A memorable wedding menu fits in perfectly with the style of the reception and entertaining, from a wedding buffet to cocktail snacks or the grandest dinner party.
The sections below will give you a guide for planning refreshments to suit all occasions.
Creating the Perfect Wedding Reception Menu
The style of the menu must reflect the impression given on the invitation. For example, if you plan buffet, the food must live up to the occasion, bowls of nuts and chips with a few salads will not do.
- Make sure the menu fulfils its intended role. If your guests are invited to a meal, don't just give them light snacks.
- The wedding reception menu should be made up of dishes that are convenient to serve and eat in the circumstances of the party.
- For example don't serve food which requires a fork and knife at a cocktail party where finger food would be more appropriate.
- The presentation, taste, texture and color of all the dishes, should all be palatable and visually pleasing. These characteristics should also flow throughout each course.

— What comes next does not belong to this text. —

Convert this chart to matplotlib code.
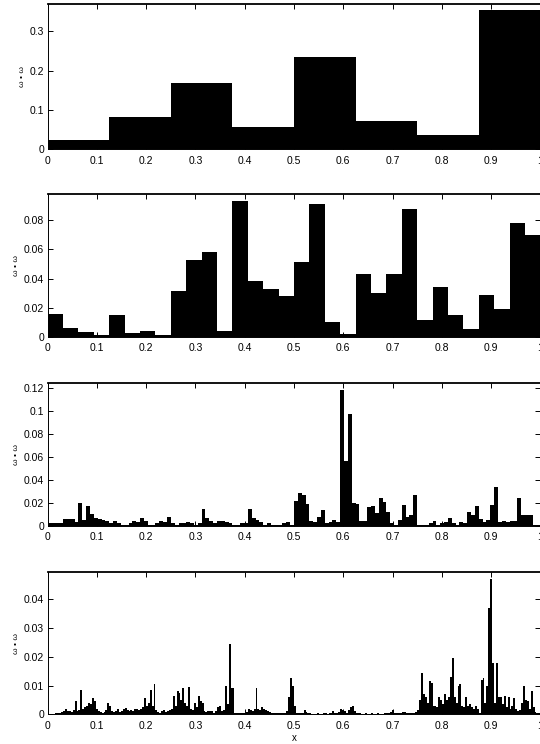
import numpy as np
import matplotlib
matplotlib.use('Agg')
import matplotlib.pyplot as plt
from matplotlib.ticker import FuncFormatter, MultipleLocator

plt.rcParams['font.family'] = ['Liberation Sans', 'DejaVu Sans']

# energy per interval at four resolutions (8, 32, 128, 256 intervals on [0, 1])
level1 = [0.024, 0.081, 0.169, 0.057, 0.234, 0.071, 0.037, 0.354]

level2 = [0.0155, 0.0064, 0.0032, 0.0014, 0.0151, 0.0027, 0.0037, 0.0014,
          0.0313, 0.0530, 0.0580, 0.0040, 0.0930, 0.0380, 0.0330, 0.0280,
          0.0510, 0.0910, 0.0103, 0.0018, 0.0434, 0.0300, 0.0434, 0.0875,
          0.0119, 0.0340, 0.0153, 0.0053, 0.0290, 0.0190, 0.0780, 0.0700]

level3 = [0.0026, 0.0026, 0.0026, 0.0026, 0.0055, 0.0060, 0.0060, 0.0030,
          0.0200, 0.0050, 0.0170, 0.0100, 0.0070, 0.0060, 0.0050, 0.0040,
          0.0020, 0.0040, 0.0020, 0.0010, 0.0010, 0.0020, 0.0040, 0.0030,
          0.0065, 0.0040, 0.0010, 0.0010, 0.0020, 0.0045, 0.0030, 0.0075,
          0.0020, 0.0010, 0.0020, 0.0020, 0.0030, 0.0020, 0.0010, 0.0020,
          0.0150, 0.0070, 0.0040, 0.0020, 0.0040, 0.0040, 0.0030, 0.0020,
          0.0010, 0.0010, 0.0020, 0.0020, 0.0150, 0.0070, 0.0050, 0.0030,
          0.0010, 0.0020, 0.0010, 0.0010, 0.0010, 0.0020, 0.0030, 0.0010,
          0.0220, 0.0290, 0.0270, 0.0190, 0.0040, 0.0030, 0.0080, 0.0140,
          0.0020, 0.0030, 0.0050, 0.0030, 0.1190, 0.0570, 0.0980, 0.0200,
          0.0190, 0.0040, 0.0040, 0.0160, 0.0170, 0.0110, 0.0240, 0.0210,
          0.0120, 0.0020, 0.0010, 0.0050, 0.0180, 0.0080, 0.0090, 0.0270,
          0.0010, 0.0010, 0.0010, 0.0020, 0.0040, 0.0010, 0.0020, 0.0030,
          0.0070, 0.0020, 0.0010, 0.0030, 0.0020, 0.0120, 0.0090, 0.0170,
          0.0060, 0.0030, 0.0050, 0.0180, 0.0340, 0.0030, 0.0040, 0.0030,
          0.0040, 0.0040, 0.0240, 0.0090, 0.0090, 0.0090, 0.0010, 0.0010]

# finest level, in units of 1e-3
level4_milli = [
    0.2, 0.2, 0.2, 0.2, 0.3, 0.3, 0.6, 0.8, 1.0, 1.8, 1.0, 1.0, 0.8, 1.5, 4.5, 1.0,
    1.5, 8.5, 2.0, 2.5, 3.0, 4.0, 3.5, 5.5, 4.5, 2.0, 1.0, 0.8, 0.6, 0.8, 1.5, 4.0,
    3.0, 1.0, 0.8, 1.2, 2.0, 0.8, 1.0, 2.0, 2.2, 1.5, 1.2, 1.5, 1.0, 1.8, 2.0, 1.5,
    2.0, 2.5, 5.5, 3.0, 4.0, 8.5, 3.0, 10.5, 1.5, 0.8, 0.5, 1.0, 1.5, 0.8, 1.2, 1.5,
    2.0, 6.5, 3.0, 8.0, 7.5, 5.0, 9.0, 4.0, 3.0, 9.5, 2.0, 1.5, 4.0, 2.5, 6.5, 4.5,
    4.0, 1.0, 0.8, 1.0, 1.2, 1.0, 0.5, 1.0, 2.5, 3.0, 1.0, 1.5, 10.0, 3.5, 24.5, 9.0,
    9.0, 0.5, 0.3, 0.3, 0.5, 0.3, 0.3, 0.8, 2.0, 1.5, 1.2, 1.8, 9.0, 2.0, 1.5, 2.5,
    2.0, 1.5, 1.0, 0.8, 0.5, 0.5, 0.3, 0.3, 0.3, 0.3, 0.5, 0.5, 1.0, 6.0, 12.5, 10.0,
    3.0, 0.5, 0.3, 0.3, 0.3, 1.5, 0.8, 0.3, 0.3, 0.2, 0.2, 0.2, 0.3, 0.2, 0.2, 0.3,
    0.3, 0.2, 0.3, 0.5, 1.0, 0.5, 0.3, 0.8, 2.0, 1.5, 1.0, 0.5, 1.5, 2.5, 3.0, 1.0,
    0.5, 0.3, 0.3, 0.2, 0.2, 0.3, 0.2, 0.2, 0.3, 0.2, 0.2, 0.3, 0.2, 0.2, 0.2, 0.3,
    0.3, 0.5, 0.8, 1.5, 0.3, 0.5, 0.3, 0.5, 0.8, 0.8, 0.5, 0.5, 0.5, 0.3, 0.5, 0.8,
    1.5, 5.0, 14.5, 7.0, 6.0, 4.0, 11.5, 11.0, 3.0, 3.0, 2.5, 6.0, 5.0, 3.5, 7.0, 5.0,
    6.0, 13.0, 19.5, 6.0, 4.0, 10.0, 10.5, 3.0, 2.5, 6.0, 3.0, 3.5, 2.5, 2.0, 3.0, 2.0,
    0.5, 12.0, 12.5, 4.0, 10.0, 37.0, 47.0, 18.0, 4.0, 18.0, 6.0, 6.0, 3.5, 6.5, 2.5, 6.0,
    2.0, 3.0, 5.5, 2.0, 1.0, 1.5, 4.0, 10.0, 5.0, 4.5, 2.0, 8.0, 2.5, 0.8, 0.5, 0.5]
level4 = [v / 1000.0 for v in level4_milli]

levels = [level1, level2, level3, level4]
ytops = [0.37, 0.0977, 0.1245, 0.0496]
ysteps = [0.1, 0.02, 0.02, 0.01]
xticks = [0, 0.1, 0.2, 0.3, 0.4, 0.5, 0.6, 0.7, 0.8, 0.9, 1.0]

# axes boxes in pixels: (top, bottom) of each panel, figure is 540 x 744
boxes = [(4.0, 149.3), (194.3, 336.9), (383.3, 525.7), (571.7, 714.3)]
W, H = 540.0, 744.0
left_px, right_px = 47.7, 540.3

fmt = FuncFormatter(lambda v, p: '%g' % round(v, 6))

fig = plt.figure(figsize=(W / 100, H / 100), dpi=100)
for i, vals in enumerate(levels):
    top, bot = boxes[i]
    ax = fig.add_axes([left_px / W, 1 - bot / H, (right_px - left_px) / W, (bot - top) / H])
    n = len(vals)
    edges = np.arange(n) / n
    ax.bar(edges, vals, width=1.0 / n, align='edge', color='black', linewidth=0)
    ax.set_xlim(0, 1)
    ax.set_ylim(0, ytops[i])
    ax.set_xticks(xticks)
    ax.yaxis.set_major_locator(MultipleLocator(ysteps[i]))
    ax.xaxis.set_major_formatter(fmt)
    ax.yaxis.set_major_formatter(fmt)
    ax.tick_params(direction='in', top=True, right=True, length=3.5, width=0.7,
                   labelsize=7.5, colors='black')
    ax.tick_params(axis='x', pad=4.5)
    ax.tick_params(axis='y', pad=2.5)
    for side in ['left', 'bottom', 'right']:
        ax.spines[side].set_linewidth(0.7)
    ax.spines['top'].set_linewidth(1.3)
    ax.set_ylabel('ω • ω', fontsize=6, labelpad=3)
    if i == 3:
        ax.set_xlabel('x', fontsize=7, labelpad=2)

fig.savefig('out.png', dpi=100)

- Consider the venues kitchen facility and equipment, and plan a menu that will not overstretch either of these. Catering Your Own Wedding will give you information on what to look for when selecting a reception venue.
- Select dishes and quantities which you know that your helpers can handle with confidence.
- Think about preparing some dishes in advance and freeze.
- When you are catering for a large number of people you may have to take into consideration some special dietary needs.
Wedding Reception Menu Style
Next you will need to decide on what style of reception that you would like to have. Here are a few suggestions:
1. A Formal Buffet
A buffet is practical for a large wedding and formal parties. The buffet may consist of hot or cold food or a combination of both. Canapés or hors d'oeuvers can be served beforehand. Preferably the buffet should consist of a choice of fish, poultry and meat dishes accompanied by a large range of salads and vegetables.
It is usual to serve only the main course and no appetizer. The buffet is then followed by dessert.
The guests can be seated at formal dining tables, in which case the buffet can include pies roasts and other foods which can be eaten with a fork and knife.
If there is limited seating you are best serving foods that can easily be eaten with a fork.
You may like to hire some waiters and waitress to help serve the food and clear the dishes between courses.
2. Formal Dinner
Serve your guests good quality bought or home-made appetizers with drinks before dinner. The meal can consist of four or five course, or more.
Avoid serving supper dishes and one pot-dishes. It is acceptable to serve food in smaller portions throughout the meal.
If it is a very formal dinner party consider hiring waiting staff.
Show the staff the facilities beforehand and discuss the menu requirements with them in detail and provide them with a guest list with any special notes relating to serving requirements.
The simplest formal dinner party menus should include soup or a first course, a main course and dessert and cheese.
A light appetizer or a fish dish may be served after the soup or a refreshing sorbet may be served between the first and main courses.
3. Informal Dinner Parties
Informal dinner parties usually consist of three or four courses. The first course may be an appetizer, salad or soup and the main course is followed by either dessert or cheese or both can be offered. These parties can feature a more extensive menu even though the general feel is very casual.
4. Supper Parties
One or two course may be sufficient and the food can be very simple. The term supper indicates a causal approach to the evening.
5. Cocktail Parties
A cocktail style wedding reception is great when you have limited seating and don't want to have a very long reception.
Canapés or horsd'oevres, snacks and dips are the usual refreshments. These should be severed as bite size pieces to be eaten with the fingers. Any messy food should be served on cocktail sticks.
6. Afternoon Tea
This is great for a casual style reception it can be simple or elaborate. Guests can either be seated in easy chairs with plates on their knees and cups on occasional tables, or they can be seated around tables.
The wedding reception menu food can be as simple as sandwiches and cakes or with more elaborate dishes such as quiches, pastries, cold meats, cakes, biscuits which can be served buffet style.